◆ **Data shown**:
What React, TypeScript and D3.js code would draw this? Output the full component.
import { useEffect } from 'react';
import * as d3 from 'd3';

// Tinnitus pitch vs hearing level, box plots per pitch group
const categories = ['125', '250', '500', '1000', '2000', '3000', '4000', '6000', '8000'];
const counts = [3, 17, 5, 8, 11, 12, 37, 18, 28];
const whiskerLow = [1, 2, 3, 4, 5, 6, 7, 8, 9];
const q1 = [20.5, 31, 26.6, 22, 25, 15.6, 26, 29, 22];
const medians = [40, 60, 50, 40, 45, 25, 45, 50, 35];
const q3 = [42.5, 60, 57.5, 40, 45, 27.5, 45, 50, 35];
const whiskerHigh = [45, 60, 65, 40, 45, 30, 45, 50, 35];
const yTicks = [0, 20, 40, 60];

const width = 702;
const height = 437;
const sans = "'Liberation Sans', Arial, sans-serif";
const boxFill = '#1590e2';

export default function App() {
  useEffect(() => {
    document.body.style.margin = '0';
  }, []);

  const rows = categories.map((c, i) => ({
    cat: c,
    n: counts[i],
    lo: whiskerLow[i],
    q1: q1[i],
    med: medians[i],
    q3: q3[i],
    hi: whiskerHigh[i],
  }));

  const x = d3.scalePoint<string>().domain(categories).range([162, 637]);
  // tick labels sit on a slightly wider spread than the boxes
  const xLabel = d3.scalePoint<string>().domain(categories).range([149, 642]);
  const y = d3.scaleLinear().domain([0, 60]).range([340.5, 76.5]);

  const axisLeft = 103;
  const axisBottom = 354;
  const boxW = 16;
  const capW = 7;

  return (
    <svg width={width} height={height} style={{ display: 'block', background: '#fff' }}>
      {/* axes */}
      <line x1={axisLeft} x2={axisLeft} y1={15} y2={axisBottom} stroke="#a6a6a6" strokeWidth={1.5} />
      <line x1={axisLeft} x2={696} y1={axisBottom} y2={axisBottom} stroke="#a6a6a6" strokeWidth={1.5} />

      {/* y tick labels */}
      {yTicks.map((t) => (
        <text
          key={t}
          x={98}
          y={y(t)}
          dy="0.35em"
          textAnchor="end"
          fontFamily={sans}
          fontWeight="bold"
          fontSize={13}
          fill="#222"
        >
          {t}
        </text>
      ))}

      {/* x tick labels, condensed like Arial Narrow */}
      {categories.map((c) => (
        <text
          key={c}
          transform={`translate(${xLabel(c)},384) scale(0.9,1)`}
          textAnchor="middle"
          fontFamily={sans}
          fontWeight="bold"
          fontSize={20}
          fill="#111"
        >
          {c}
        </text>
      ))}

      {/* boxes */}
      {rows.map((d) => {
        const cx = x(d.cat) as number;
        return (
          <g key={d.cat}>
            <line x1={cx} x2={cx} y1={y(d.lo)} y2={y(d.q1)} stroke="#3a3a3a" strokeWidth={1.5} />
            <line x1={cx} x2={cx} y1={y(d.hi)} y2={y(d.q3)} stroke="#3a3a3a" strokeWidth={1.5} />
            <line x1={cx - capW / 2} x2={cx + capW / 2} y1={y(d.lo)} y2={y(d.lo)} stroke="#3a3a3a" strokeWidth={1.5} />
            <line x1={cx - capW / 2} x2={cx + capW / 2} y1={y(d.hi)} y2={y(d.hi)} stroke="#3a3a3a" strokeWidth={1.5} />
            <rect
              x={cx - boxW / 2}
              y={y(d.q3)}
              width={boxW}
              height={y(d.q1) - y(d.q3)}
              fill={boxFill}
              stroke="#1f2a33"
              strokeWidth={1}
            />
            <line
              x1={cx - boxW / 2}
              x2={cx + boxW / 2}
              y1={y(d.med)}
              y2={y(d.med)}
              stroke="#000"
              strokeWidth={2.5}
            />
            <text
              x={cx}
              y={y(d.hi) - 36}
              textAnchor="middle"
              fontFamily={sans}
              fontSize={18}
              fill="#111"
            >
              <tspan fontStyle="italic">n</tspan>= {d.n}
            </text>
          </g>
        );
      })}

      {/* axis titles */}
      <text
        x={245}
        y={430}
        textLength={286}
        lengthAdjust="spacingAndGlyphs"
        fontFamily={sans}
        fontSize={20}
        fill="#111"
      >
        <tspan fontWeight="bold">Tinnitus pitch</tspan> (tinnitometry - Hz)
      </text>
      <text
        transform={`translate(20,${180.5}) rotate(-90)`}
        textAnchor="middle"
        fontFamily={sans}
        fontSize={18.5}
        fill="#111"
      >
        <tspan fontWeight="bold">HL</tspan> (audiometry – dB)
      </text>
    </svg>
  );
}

◆ **Problem description**:
Word for word, quote all of the data above.

◆ **Solution for this task**:
What React, TypeScript and D3.js code would draw this? Output the full component.
import { useEffect } from 'react';
import * as d3 from 'd3';

// Tinnitus pitch vs hearing level, box plots per pitch group
const categories = ['125', '250', '500', '1000', '2000', '3000', '4000', '6000', '8000'];
const counts = [3, 17, 5, 8, 11, 12, 37, 18, 28];
const whiskerLow = [1, 2, 3, 4, 5, 6, 7, 8, 9];
const q1 = [20.5, 31, 26.6, 22, 25, 15.6, 26, 29, 22];
const medians = [40, 60, 50, 40, 45, 25, 45, 50, 35];
const q3 = [42.5, 60, 57.5, 40, 45, 27.5, 45, 50, 35];
const whiskerHigh = [45, 60, 65, 40, 45, 30, 45, 50, 35];
const yTicks = [0, 20, 40, 60];

const width = 702;
const height = 437;
const sans = "'Liberation Sans', Arial, sans-serif";
const boxFill = '#1590e2';

export default function App() {
  useEffect(() => {
    document.body.style.margin = '0';
  }, []);

  const rows = categories.map((c, i) => ({
    cat: c,
    n: counts[i],
    lo: whiskerLow[i],
    q1: q1[i],
    med: medians[i],
    q3: q3[i],
    hi: whiskerHigh[i],
  }));

  const x = d3.scalePoint<string>().domain(categories).range([162, 637]);
  // tick labels sit on a slightly wider spread than the boxes
  const xLabel = d3.scalePoint<string>().domain(categories).range([149, 642]);
  const y = d3.scaleLinear().domain([0, 60]).range([340.5, 76.5]);

  const axisLeft = 103;
  const axisBottom = 354;
  const boxW = 16;
  const capW = 7;

  return (
    <svg width={width} height={height} style={{ display: 'block', background: '#fff' }}>
      {/* axes */}
      <line x1={axisLeft} x2={axisLeft} y1={15} y2={axisBottom} stroke="#a6a6a6" strokeWidth={1.5} />
      <line x1={axisLeft} x2={696} y1={axisBottom} y2={axisBottom} stroke="#a6a6a6" strokeWidth={1.5} />

      {/* y tick labels */}
      {yTicks.map((t) => (
        <text
          key={t}
          x={98}
          y={y(t)}
          dy="0.35em"
          textAnchor="end"
          fontFamily={sans}
          fontWeight="bold"
          fontSize={13}
          fill="#222"
        >
          {t}
        </text>
      ))}

      {/* x tick labels, condensed like Arial Narrow */}
      {categories.map((c) => (
        <text
          key={c}
          transform={`translate(${xLabel(c)},384) scale(0.9,1)`}
          textAnchor="middle"
          fontFamily={sans}
          fontWeight="bold"
          fontSize={20}
          fill="#111"
        >
          {c}
        </text>
      ))}

      {/* boxes */}
      {rows.map((d) => {
        const cx = x(d.cat) as number;
        return (
          <g key={d.cat}>
            <line x1={cx} x2={cx} y1={y(d.lo)} y2={y(d.q1)} stroke="#3a3a3a" strokeWidth={1.5} />
            <line x1={cx} x2={cx} y1={y(d.hi)} y2={y(d.q3)} stroke="#3a3a3a" strokeWidth={1.5} />
            <line x1={cx - capW / 2} x2={cx + capW / 2} y1={y(d.lo)} y2={y(d.lo)} stroke="#3a3a3a" strokeWidth={1.5} />
            <line x1={cx - capW / 2} x2={cx + capW / 2} y1={y(d.hi)} y2={y(d.hi)} stroke="#3a3a3a" strokeWidth={1.5} />
            <rect
              x={cx - boxW / 2}
              y={y(d.q3)}
              width={boxW}
              height={y(d.q1) - y(d.q3)}
              fill={boxFill}
              stroke="#1f2a33"
              strokeWidth={1}
            />
            <line
              x1={cx - boxW / 2}
              x2={cx + boxW / 2}
              y1={y(d.med)}
              y2={y(d.med)}
              stroke="#000"
              strokeWidth={2.5}
            />
            <text
              x={cx}
              y={y(d.hi) - 36}
              textAnchor="middle"
              fontFamily={sans}
              fontSize={18}
              fill="#111"
            >
              <tspan fontStyle="italic">n</tspan>= {d.n}
            </text>
          </g>
        );
      })}

      {/* axis titles */}
      <text
        x={245}
        y={430}
        textLength={286}
        lengthAdjust="spacingAndGlyphs"
        fontFamily={sans}
        fontSize={20}
        fill="#111"
      >
        <tspan fontWeight="bold">Tinnitus pitch</tspan> (tinnitometry - Hz)
      </text>
      <text
        transform={`translate(20,${180.5}) rotate(-90)`}
        textAnchor="middle"
        fontFamily={sans}
        fontSize={18.5}
        fill="#111"
      >
        <tspan fontWeight="bold">HL</tspan> (audiometry – dB)
      </text>
    </svg>
  );
}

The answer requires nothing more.